John George Appold, FRS (1800–65), a pioneer of the centrifugal pump, is commemorated with a stone tablet inside the church.

The Rev. Samuel Annesley (1620–96), the prominent nonconformist minister and father of Susanna Wesley (thus grandfather of John and Charles Wesley), is buried in an unmarked plot in the churchyard.

Thomas Fairchild (1667–1724), a pioneer gardener and the author of The City Gardener, endowed an annual Whitsun sermon at the church on either The Wonderful World of God in the Creation or On the Certainty of the Resurrection of the Dead proved by Certain Change of the Animal and Vegetable Parts of the Creation. These sermons became locally known as "The Vegetable Sermon", and continued into the 1990s.
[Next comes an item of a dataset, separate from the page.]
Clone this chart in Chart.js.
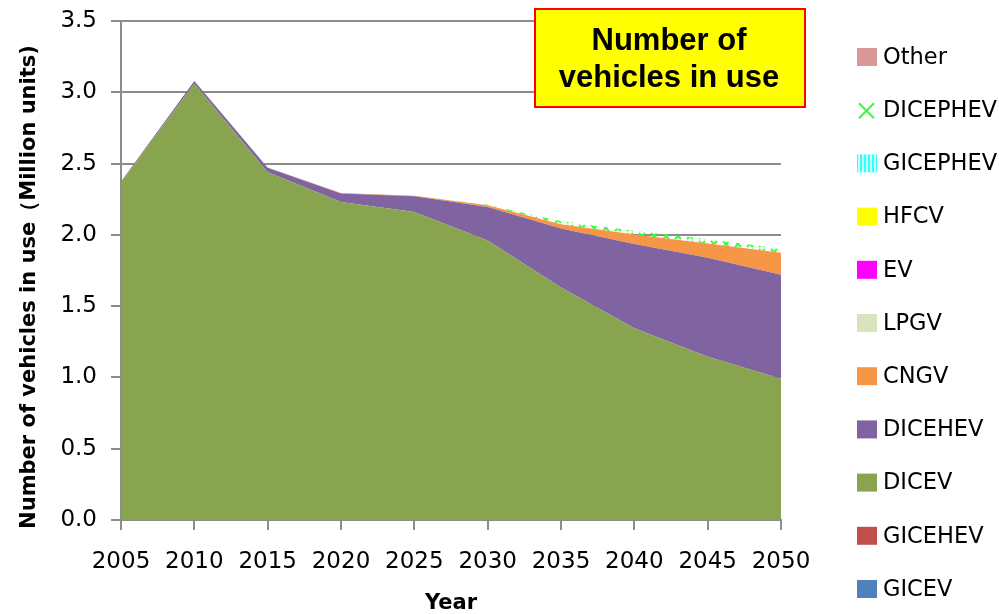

The Tudor diplomat Thomas Legh (?1511-1545) is also buried here.

Katherine Stafford, wife of Ralph Neville, 4th Earl of Westmorland, is buried here.

Johannes Banfi Hunyades, Hungarian alchemist and metallurgist, attended the church and two of his children, Johannes (1621–1696) and Elizabeth (1620–1710), have monumental graves in the crypt of the church.